▶ PROVIDED MATERIAL
* * *
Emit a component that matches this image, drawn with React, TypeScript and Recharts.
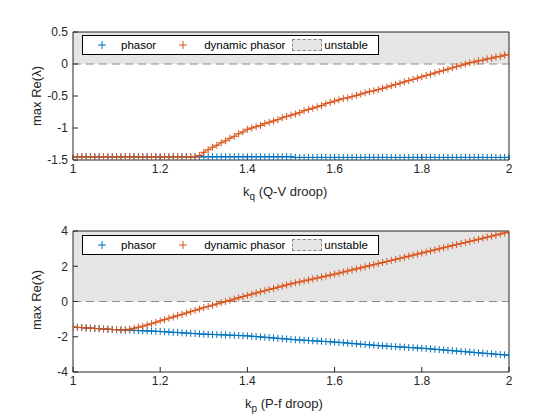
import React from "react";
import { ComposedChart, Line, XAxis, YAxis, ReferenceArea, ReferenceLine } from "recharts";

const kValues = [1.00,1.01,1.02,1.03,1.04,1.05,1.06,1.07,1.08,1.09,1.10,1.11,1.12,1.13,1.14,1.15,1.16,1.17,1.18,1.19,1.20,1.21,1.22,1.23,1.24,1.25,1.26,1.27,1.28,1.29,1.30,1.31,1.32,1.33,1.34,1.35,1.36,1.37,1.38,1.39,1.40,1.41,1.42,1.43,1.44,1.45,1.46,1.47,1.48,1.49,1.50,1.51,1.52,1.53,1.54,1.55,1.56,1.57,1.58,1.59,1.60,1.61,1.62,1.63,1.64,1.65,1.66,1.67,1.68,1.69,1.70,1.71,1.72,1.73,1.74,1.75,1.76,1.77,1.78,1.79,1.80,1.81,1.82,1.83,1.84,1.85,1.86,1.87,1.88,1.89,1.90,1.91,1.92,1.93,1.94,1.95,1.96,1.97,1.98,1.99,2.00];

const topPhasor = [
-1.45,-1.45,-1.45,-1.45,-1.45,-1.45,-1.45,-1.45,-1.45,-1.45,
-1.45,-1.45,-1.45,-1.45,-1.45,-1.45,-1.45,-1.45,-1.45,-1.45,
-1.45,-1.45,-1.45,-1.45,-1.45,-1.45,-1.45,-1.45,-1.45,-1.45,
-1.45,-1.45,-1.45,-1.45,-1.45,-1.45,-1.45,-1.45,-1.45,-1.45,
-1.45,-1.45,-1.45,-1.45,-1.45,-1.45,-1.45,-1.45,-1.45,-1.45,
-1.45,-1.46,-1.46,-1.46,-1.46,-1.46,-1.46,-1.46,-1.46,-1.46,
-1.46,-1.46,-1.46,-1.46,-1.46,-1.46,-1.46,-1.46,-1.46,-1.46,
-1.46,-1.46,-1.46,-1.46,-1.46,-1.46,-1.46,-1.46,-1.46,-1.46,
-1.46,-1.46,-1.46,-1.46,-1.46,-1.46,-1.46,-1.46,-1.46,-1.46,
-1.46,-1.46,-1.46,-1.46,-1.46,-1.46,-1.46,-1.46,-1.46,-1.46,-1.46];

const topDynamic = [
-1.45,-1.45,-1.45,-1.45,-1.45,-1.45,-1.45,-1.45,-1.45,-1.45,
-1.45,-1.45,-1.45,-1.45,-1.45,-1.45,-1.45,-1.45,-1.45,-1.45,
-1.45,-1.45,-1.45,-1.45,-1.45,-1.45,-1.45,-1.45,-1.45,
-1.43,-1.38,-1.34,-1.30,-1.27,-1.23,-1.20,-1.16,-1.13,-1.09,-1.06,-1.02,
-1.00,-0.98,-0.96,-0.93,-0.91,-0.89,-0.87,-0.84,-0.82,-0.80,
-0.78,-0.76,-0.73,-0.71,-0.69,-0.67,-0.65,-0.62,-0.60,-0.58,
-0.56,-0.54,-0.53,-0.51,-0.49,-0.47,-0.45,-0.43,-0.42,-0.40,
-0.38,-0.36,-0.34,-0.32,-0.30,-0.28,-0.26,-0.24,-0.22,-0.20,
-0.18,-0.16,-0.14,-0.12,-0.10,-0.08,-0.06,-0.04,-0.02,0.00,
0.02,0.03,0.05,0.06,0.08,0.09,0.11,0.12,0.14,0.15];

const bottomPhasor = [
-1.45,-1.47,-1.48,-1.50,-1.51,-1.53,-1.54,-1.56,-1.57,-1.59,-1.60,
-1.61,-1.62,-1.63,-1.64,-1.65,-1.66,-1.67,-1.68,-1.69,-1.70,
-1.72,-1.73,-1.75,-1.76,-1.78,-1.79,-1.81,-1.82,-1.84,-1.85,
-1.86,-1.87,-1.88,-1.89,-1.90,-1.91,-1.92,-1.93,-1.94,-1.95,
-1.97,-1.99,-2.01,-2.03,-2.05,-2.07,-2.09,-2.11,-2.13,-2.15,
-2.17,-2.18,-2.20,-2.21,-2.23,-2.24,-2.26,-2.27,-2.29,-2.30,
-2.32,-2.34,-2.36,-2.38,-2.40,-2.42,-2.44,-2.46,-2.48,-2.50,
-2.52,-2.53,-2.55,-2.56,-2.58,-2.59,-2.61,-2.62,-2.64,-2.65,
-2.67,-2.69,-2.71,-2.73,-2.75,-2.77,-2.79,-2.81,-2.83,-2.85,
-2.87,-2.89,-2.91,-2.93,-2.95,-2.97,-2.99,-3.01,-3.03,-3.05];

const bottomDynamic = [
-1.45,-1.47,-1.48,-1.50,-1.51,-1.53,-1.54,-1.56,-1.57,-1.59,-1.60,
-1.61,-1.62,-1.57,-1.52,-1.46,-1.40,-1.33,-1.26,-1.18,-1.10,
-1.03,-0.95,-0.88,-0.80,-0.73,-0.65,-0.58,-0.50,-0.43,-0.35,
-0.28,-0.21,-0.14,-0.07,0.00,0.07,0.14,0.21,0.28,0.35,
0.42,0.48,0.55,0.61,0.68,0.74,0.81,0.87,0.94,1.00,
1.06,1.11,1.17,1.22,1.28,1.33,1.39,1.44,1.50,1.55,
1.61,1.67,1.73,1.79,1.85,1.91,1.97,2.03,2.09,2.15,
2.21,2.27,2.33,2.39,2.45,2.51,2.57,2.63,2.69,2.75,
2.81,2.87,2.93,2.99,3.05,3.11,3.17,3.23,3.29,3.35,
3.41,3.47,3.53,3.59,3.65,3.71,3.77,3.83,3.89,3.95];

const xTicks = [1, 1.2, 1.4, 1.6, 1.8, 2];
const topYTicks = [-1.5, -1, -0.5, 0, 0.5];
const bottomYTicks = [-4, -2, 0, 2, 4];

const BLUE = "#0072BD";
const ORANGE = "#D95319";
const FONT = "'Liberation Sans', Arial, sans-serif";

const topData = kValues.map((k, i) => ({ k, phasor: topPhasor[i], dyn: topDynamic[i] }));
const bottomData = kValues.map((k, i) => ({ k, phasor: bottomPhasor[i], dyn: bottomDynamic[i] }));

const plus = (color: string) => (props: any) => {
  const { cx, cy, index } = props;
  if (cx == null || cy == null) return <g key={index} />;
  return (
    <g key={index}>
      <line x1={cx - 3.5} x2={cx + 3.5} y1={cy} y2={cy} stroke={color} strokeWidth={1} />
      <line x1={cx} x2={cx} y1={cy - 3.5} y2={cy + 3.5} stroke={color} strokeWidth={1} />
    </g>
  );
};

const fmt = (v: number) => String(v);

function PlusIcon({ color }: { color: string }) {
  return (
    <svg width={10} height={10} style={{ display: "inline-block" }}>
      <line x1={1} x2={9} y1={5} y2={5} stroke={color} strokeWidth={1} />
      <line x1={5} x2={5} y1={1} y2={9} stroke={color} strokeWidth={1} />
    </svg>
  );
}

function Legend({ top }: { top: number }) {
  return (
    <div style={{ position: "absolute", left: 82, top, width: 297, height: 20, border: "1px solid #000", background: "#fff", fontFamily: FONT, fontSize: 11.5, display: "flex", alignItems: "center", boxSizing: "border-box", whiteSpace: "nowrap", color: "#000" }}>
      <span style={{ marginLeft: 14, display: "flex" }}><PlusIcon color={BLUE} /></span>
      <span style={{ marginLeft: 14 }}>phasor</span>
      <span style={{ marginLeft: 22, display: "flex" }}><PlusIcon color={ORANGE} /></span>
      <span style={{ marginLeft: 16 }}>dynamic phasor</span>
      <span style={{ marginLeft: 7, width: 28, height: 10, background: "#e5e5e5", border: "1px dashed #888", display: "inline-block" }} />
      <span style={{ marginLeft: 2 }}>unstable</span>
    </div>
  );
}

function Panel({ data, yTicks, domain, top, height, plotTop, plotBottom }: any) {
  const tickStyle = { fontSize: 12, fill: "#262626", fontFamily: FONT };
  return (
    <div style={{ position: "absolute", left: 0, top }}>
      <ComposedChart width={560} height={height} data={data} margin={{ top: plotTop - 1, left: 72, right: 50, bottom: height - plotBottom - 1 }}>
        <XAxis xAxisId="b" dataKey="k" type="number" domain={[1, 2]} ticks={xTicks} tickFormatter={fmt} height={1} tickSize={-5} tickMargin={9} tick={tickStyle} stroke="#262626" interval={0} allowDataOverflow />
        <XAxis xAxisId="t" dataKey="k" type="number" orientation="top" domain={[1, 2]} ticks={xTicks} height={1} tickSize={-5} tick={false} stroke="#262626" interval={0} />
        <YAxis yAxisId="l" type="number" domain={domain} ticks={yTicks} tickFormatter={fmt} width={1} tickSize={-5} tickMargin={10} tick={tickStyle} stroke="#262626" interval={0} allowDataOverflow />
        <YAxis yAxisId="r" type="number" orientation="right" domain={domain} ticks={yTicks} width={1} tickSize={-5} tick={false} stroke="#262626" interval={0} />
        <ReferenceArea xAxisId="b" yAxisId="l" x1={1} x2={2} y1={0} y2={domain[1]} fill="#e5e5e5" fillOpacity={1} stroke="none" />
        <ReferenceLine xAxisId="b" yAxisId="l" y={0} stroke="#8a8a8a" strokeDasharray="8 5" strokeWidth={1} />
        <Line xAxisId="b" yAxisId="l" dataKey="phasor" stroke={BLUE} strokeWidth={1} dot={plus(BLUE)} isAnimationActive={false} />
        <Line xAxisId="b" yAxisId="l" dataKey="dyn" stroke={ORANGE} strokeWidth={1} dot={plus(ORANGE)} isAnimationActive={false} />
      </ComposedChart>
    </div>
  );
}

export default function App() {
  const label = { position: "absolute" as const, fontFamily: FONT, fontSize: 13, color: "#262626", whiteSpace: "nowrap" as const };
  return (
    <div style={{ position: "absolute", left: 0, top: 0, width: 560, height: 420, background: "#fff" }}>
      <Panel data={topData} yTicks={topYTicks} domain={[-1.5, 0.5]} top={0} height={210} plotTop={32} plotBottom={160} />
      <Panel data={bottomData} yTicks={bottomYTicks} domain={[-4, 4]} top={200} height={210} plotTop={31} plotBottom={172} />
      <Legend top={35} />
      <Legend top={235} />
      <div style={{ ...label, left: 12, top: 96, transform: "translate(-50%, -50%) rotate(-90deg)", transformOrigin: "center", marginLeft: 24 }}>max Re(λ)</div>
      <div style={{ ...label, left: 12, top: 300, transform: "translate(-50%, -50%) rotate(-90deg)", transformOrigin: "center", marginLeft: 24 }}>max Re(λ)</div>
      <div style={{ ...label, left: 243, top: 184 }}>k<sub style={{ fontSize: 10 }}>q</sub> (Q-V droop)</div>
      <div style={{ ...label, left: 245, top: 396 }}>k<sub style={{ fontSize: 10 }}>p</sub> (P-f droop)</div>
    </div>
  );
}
* * *
▶ GIVEN INSTRUCTION
Leave out the pictures. Transcribe only the lines above, from the first through the one that contains "YAxis, ReferenceArea, ReferenceLine".

▶ RESULT OF THIS EXERCISE
Emit a component that matches this image, drawn with React, TypeScript and Recharts.
import React from "react";
import { ComposedChart, Line, XAxis, YAxis, ReferenceArea, ReferenceLine } from "recharts";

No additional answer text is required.